Unfortunately, the creators of the Empty Gate production seemed generally oblivious to the personal power struggles that make the play captivating. Director Richard Kimmel opted for an overall breakneck-speed tempo that did little to serve the play. The pace was usually driven by Teach (Andrew Garman), whose first entrance felt like a tornado. Accompanied by Teach's wild ranting and raving against "friends" Grace and Ruthie, Garman's constant movement during his opening monologue set the tone for his entire performance. The problem: for all of Garman's enormous energy, his portrayal of Teach effectively maintained one monotonous note. Nuance was sacrificed for freneticism, and beneath it all, one quickly realized that this Teach had nothing going on.

Garman's Teach became a caricature of the goofy bungler who would never get it right. His toothy grin often evoked laughter, but just as often it seemed inappropriate to the character. Walter Cole's nickname is, after all, "Teach," yet Garman's version conveyed the impression of an aspiring novice to the con-game business rather than ring-leader. Garman seemed too young for the role, and his boyish interpretation of Teach practically obscured the play's dramatic action.

The dynamics of this distorted family are based on the conflicting desires of Teach and Bobby: to earn Don's respect and approval. Don emerges as the patriarchal figure of the trio, and throughout the play, Teach and Bobby vie for the position of his number-one son. Neil Alan as Don created the production's most powerful and intelligent performance. Alan developed an interesting combination of gruffness and gentleness in Don, and the actor clearly understand's Don's position as mentor to both of his mixed-up sons. Alan must also be credited for creating most of the production's quiet moments when the subtext was allowed to resonate_a welcome respite from Teach's constant blustering.

Bobby's loyalty to Don is an essential element of the play's competitive dynamic. Although Teach initially succeeds in convincing Don to exclude Bobby from the heist, he ultimately loses to Bobby when Bobby reveals that he bought another buffalo-head nickel from a coin shop "For Donny. Bobby commits a true selfless act, and this revelation solidifies his relationship with Don. Bobby's admission also sets up the play's climax in which Teach realizes he will never know the genuine affection that Don and Bob share.

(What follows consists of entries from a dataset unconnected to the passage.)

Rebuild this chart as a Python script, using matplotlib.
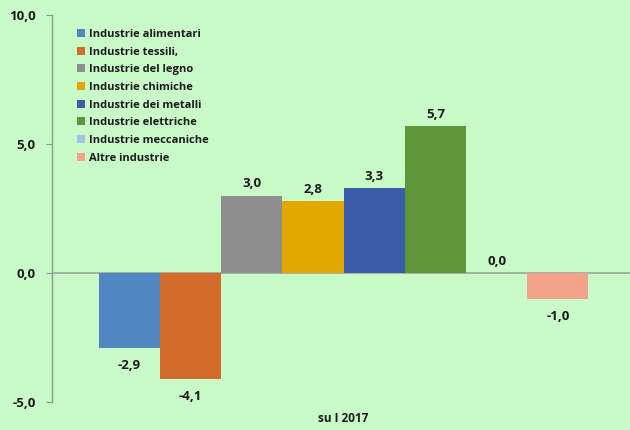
import matplotlib.pyplot as plt

categories = ["Industrie alimentari", "Industrie tessili,", "Industrie del legno",
              "Industrie chimiche", "Industrie dei metalli", "Industrie elettriche",
              "Industrie meccaniche", "Altre industrie"]
values = [-2.9, -4.1, 3.0, 2.8, 3.3, 5.7, 0.0, -1.0]
colors = ["#5086C1", "#D36B2B", "#8E8E8E", "#E2A800", "#3B5CA9", "#5E9639",
          "#A4C3E6", "#F2A38A"]
yticks = [-5, 0, 5, 10]
xlabel = "su I 2017"

bg = "#C8FBC8"
plt.rcParams['font.family'] = ['Open Sans', 'DejaVu Sans']

fig = plt.figure(figsize=(6.3, 4.3), dpi=100, facecolor=bg)
ax = fig.add_axes([0.083, 0.065, 0.925, 0.9])
ax.set_facecolor(bg)

n = len(values)
width = 0.84 / n
for i, (cat, v, c) in enumerate(zip(categories, values, colors)):
    x = -0.42 + width * (i + 0.5)
    ax.bar(x, v, width=width, color=c, label=cat, zorder=2)
    label = f"{v:.1f}".replace(".", ",")
    if v >= 0:
        ax.text(x, v + 0.2, label, ha='center', va='bottom', fontsize=9.5,
                fontweight='bold', color='#1a1a1a')
    else:
        ax.text(x, v - 0.45, label, ha='center', va='top', fontsize=9.5,
                fontweight='bold', color='#1a1a1a')

ax.axhline(0, color='#9aa89a', linewidth=1.2, zorder=1)
ax.set_xlim(-0.5, 0.5)
ax.set_ylim(-5, 10)
ax.set_yticks(yticks)
ax.set_yticklabels([f"{t:.1f}".replace(".", ",") for t in yticks],
                   fontsize=9.5, fontweight='bold', color='#1a1a1a')
ax.set_xticks([])
ax.tick_params(axis='y', length=4, color='#8a9a8a', pad=8)
for s in ['top', 'right', 'bottom']:
    ax.spines[s].set_visible(False)
ax.spines['left'].set_color('#8a9a8a')
ax.spines['left'].set_linewidth(1)

ax.text(0.0, -5.65, xlabel, ha='center', va='center', fontsize=8.5,
        fontweight='bold', color='#1a1a1a')

leg = ax.legend(loc='upper left', bbox_to_anchor=(0.025, 0.99), frameon=False,
                handlelength=0.7, handleheight=0.7, handletextpad=0.4,
                labelspacing=0.6, prop={'size': 8, 'weight': 'bold'})
for t in leg.get_texts():
    t.set_color('#1a1a1a')

fig.savefig("out.png", dpi=100, facecolor=bg)
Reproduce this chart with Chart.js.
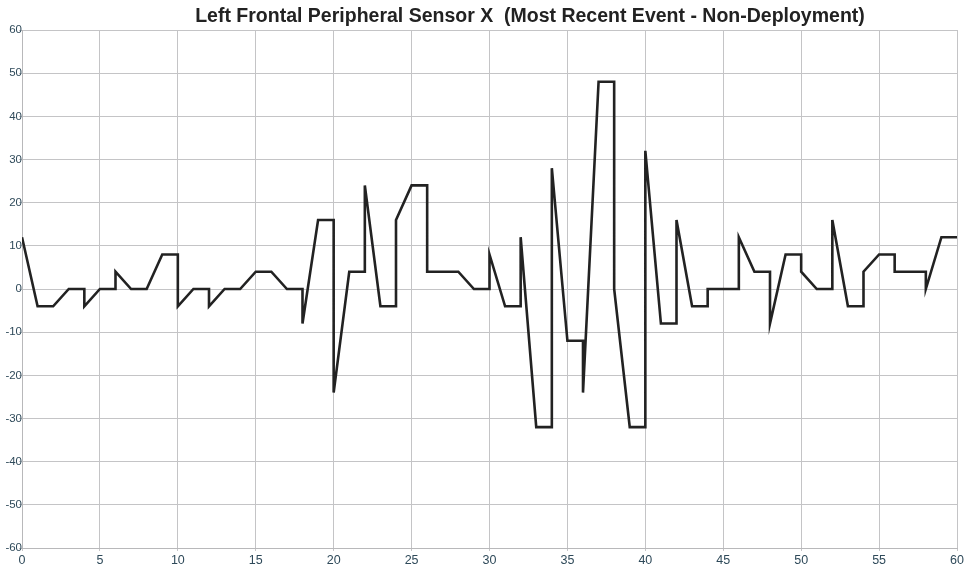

Brian Kimmel portrayed Bobby as a rather oafish young man_which the play calls for to some degree. But again I believe the director allowed his actor to push too far into the realm of caricature. The script implies that Bobby, an ax-junkie, resorts to taking heroin again in the second act, but when we first meet him, Bobby is clean. Kimmel's Bobby appeared in a dazed stupor throughout the play, which did little to arouse audience empathy. In addition, the combination of Kimmel's Bobby and Garman's Teach undercut the play's climax I didn't care if Don booted both of them out of his shop forever.

"Forever" is the key word here. Perhaps many of those early critics bemoaned their belief that nothing happens in American Buffalo because its superficial treatment can leave the impression that we are witnessing nothing more than another day in the life of these petty criminals. The Empty Gate production has succeeded only in perpetuating that myth. In the play's final scene with all three characters on stage, Don nurses Bobby (who has been brutally hit in the head by Teach) while Teach hovers over them repeating drivel, still pathetically eager for Don's approval_and forgiveness. Don orders Teach to "Go and get your car," clearly focussing all of his attention on Bobby while dismissing Teach. This is not just a day in the life. As result of Teach's lies, paranoia, and brutality, his relationship with Don has been severed. Things between them will never be the same.

In the closing moments of the Empty Gate production, Teach left the stage with a shrug of his shoulders, oblivious to what he had lost. Meanwhile, Don sat crouched on the floor with Bobby in his arms. Very few members of the audience were able to see their faces as the reunited father and son shared mutual apologies. Too many of us were shut out from the production's most human moment. Perhaps that was the director's intention. He seemed to find very little humanity to be admired in Mamet's play.